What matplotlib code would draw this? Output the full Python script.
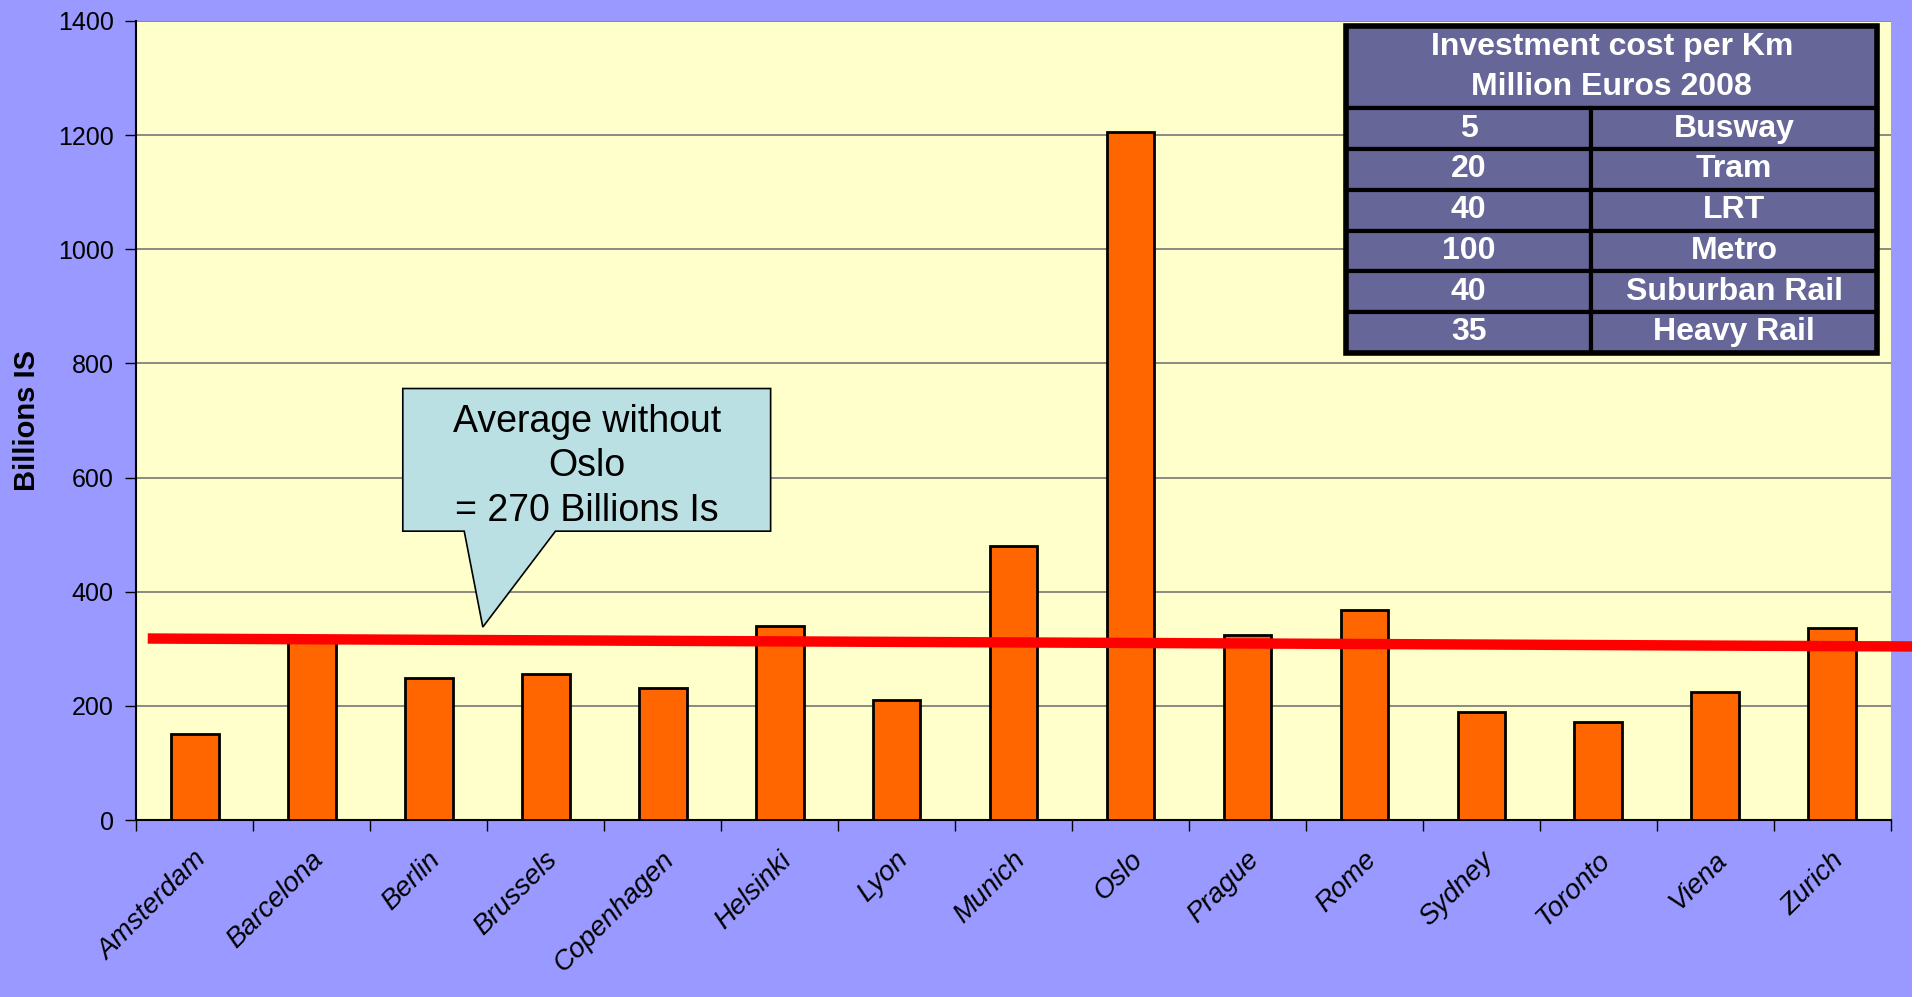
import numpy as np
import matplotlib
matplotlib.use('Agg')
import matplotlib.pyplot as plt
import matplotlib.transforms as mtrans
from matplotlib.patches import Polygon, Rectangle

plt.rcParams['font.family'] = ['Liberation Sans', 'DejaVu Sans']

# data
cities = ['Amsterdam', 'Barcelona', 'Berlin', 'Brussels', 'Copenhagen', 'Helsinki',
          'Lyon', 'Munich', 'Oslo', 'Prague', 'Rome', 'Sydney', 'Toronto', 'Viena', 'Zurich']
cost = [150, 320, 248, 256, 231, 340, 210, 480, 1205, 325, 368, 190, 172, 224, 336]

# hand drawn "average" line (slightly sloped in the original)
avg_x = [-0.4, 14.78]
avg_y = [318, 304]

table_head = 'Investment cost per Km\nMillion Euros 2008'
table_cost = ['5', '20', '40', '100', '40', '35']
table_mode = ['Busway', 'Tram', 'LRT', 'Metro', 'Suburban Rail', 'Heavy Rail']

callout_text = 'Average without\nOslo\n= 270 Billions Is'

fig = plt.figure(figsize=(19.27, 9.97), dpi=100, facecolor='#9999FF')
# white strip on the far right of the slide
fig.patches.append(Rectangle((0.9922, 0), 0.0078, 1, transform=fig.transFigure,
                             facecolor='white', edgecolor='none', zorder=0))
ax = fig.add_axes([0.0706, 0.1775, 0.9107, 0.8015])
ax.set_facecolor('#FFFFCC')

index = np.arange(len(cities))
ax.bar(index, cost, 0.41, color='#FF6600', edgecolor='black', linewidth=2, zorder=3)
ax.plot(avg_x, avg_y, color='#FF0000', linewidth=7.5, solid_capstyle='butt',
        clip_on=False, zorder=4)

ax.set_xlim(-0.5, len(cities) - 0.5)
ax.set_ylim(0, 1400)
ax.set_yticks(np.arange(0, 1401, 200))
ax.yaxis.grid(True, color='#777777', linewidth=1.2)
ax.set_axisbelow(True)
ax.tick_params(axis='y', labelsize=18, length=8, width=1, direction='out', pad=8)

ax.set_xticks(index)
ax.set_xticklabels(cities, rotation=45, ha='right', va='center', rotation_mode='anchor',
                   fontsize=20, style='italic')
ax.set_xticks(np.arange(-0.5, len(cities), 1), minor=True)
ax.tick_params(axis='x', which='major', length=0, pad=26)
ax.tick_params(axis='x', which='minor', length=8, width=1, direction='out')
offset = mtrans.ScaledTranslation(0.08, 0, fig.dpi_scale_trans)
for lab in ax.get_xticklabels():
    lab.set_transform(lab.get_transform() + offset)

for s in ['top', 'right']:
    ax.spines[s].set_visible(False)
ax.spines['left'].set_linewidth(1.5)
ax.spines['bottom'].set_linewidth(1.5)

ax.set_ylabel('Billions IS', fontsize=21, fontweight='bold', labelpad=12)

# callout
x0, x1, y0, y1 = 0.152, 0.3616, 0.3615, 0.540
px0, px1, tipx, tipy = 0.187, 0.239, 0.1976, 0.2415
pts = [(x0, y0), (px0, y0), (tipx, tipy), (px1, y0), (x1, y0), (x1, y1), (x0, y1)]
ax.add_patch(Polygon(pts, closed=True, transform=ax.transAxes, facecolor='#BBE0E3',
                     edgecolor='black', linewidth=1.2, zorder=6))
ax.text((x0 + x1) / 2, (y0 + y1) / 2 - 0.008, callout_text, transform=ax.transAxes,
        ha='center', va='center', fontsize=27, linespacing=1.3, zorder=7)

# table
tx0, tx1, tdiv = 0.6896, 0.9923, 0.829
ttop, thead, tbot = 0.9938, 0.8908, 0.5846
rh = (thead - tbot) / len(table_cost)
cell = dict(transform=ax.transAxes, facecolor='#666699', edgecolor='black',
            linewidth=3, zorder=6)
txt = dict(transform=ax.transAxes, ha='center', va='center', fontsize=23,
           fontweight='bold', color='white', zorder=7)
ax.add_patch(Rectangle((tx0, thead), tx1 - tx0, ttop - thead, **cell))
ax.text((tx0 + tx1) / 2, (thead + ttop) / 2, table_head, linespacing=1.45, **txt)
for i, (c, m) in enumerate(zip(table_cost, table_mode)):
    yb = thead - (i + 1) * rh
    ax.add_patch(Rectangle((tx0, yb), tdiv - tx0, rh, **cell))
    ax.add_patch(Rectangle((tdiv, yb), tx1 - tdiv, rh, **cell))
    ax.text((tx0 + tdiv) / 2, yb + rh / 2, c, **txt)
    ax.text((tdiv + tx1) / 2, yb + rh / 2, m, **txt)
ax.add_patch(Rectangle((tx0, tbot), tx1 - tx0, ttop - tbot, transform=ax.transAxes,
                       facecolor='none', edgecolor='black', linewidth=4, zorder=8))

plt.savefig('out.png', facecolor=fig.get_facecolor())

TO DO
Transcribe the preceding listing in its entirety and with exact wording, leaving out pictures.

OUTPUT OF THE EXERCISE
What matplotlib code would draw this? Output the full Python script.
import numpy as np
import matplotlib
matplotlib.use('Agg')
import matplotlib.pyplot as plt
import matplotlib.transforms as mtrans
from matplotlib.patches import Polygon, Rectangle

plt.rcParams['font.family'] = ['Liberation Sans', 'DejaVu Sans']

# data
cities = ['Amsterdam', 'Barcelona', 'Berlin', 'Brussels', 'Copenhagen', 'Helsinki',
          'Lyon', 'Munich', 'Oslo', 'Prague', 'Rome', 'Sydney', 'Toronto', 'Viena', 'Zurich']
cost = [150, 320, 248, 256, 231, 340, 210, 480, 1205, 325, 368, 190, 172, 224, 336]

# hand drawn "average" line (slightly sloped in the original)
avg_x = [-0.4, 14.78]
avg_y = [318, 304]

table_head = 'Investment cost per Km\nMillion Euros 2008'
table_cost = ['5', '20', '40', '100', '40', '35']
table_mode = ['Busway', 'Tram', 'LRT', 'Metro', 'Suburban Rail', 'Heavy Rail']

callout_text = 'Average without\nOslo\n= 270 Billions Is'

fig = plt.figure(figsize=(19.27, 9.97), dpi=100, facecolor='#9999FF')
# white strip on the far right of the slide
fig.patches.append(Rectangle((0.9922, 0), 0.0078, 1, transform=fig.transFigure,
                             facecolor='white', edgecolor='none', zorder=0))
ax = fig.add_axes([0.0706, 0.1775, 0.9107, 0.8015])
ax.set_facecolor('#FFFFCC')

index = np.arange(len(cities))
ax.bar(index, cost, 0.41, color='#FF6600', edgecolor='black', linewidth=2, zorder=3)
ax.plot(avg_x, avg_y, color='#FF0000', linewidth=7.5, solid_capstyle='butt',
        clip_on=False, zorder=4)

ax.set_xlim(-0.5, len(cities) - 0.5)
ax.set_ylim(0, 1400)
ax.set_yticks(np.arange(0, 1401, 200))
ax.yaxis.grid(True, color='#777777', linewidth=1.2)
ax.set_axisbelow(True)
ax.tick_params(axis='y', labelsize=18, length=8, width=1, direction='out', pad=8)

ax.set_xticks(index)
ax.set_xticklabels(cities, rotation=45, ha='right', va='center', rotation_mode='anchor',
                   fontsize=20, style='italic')
ax.set_xticks(np.arange(-0.5, len(cities), 1), minor=True)
ax.tick_params(axis='x', which='major', length=0, pad=26)
ax.tick_params(axis='x', which='minor', length=8, width=1, direction='out')
offset = mtrans.ScaledTranslation(0.08, 0, fig.dpi_scale_trans)
for lab in ax.get_xticklabels():
    lab.set_transform(lab.get_transform() + offset)

for s in ['top', 'right']:
    ax.spines[s].set_visible(False)
ax.spines['left'].set_linewidth(1.5)
ax.spines['bottom'].set_linewidth(1.5)

ax.set_ylabel('Billions IS', fontsize=21, fontweight='bold', labelpad=12)

# callout
x0, x1, y0, y1 = 0.152, 0.3616, 0.3615, 0.540
px0, px1, tipx, tipy = 0.187, 0.239, 0.1976, 0.2415
pts = [(x0, y0), (px0, y0), (tipx, tipy), (px1, y0), (x1, y0), (x1, y1), (x0, y1)]
ax.add_patch(Polygon(pts, closed=True, transform=ax.transAxes, facecolor='#BBE0E3',
                     edgecolor='black', linewidth=1.2, zorder=6))
ax.text((x0 + x1) / 2, (y0 + y1) / 2 - 0.008, callout_text, transform=ax.transAxes,
        ha='center', va='center', fontsize=27, linespacing=1.3, zorder=7)

# table
tx0, tx1, tdiv = 0.6896, 0.9923, 0.829
ttop, thead, tbot = 0.9938, 0.8908, 0.5846
rh = (thead - tbot) / len(table_cost)
cell = dict(transform=ax.transAxes, facecolor='#666699', edgecolor='black',
            linewidth=3, zorder=6)
txt = dict(transform=ax.transAxes, ha='center', va='center', fontsize=23,
           fontweight='bold', color='white', zorder=7)
ax.add_patch(Rectangle((tx0, thead), tx1 - tx0, ttop - thead, **cell))
ax.text((tx0 + tx1) / 2, (thead + ttop) / 2, table_head, linespacing=1.45, **txt)
for i, (c, m) in enumerate(zip(table_cost, table_mode)):
    yb = thead - (i + 1) * rh
    ax.add_patch(Rectangle((tx0, yb), tdiv - tx0, rh, **cell))
    ax.add_patch(Rectangle((tdiv, yb), tx1 - tdiv, rh, **cell))
    ax.text((tx0 + tdiv) / 2, yb + rh / 2, c, **txt)
    ax.text((tdiv + tx1) / 2, yb + rh / 2, m, **txt)
ax.add_patch(Rectangle((tx0, tbot), tx1 - tx0, ttop - tbot, transform=ax.transAxes,
                       facecolor='none', edgecolor='black', linewidth=4, zorder=8))

plt.savefig('out.png', facecolor=fig.get_facecolor())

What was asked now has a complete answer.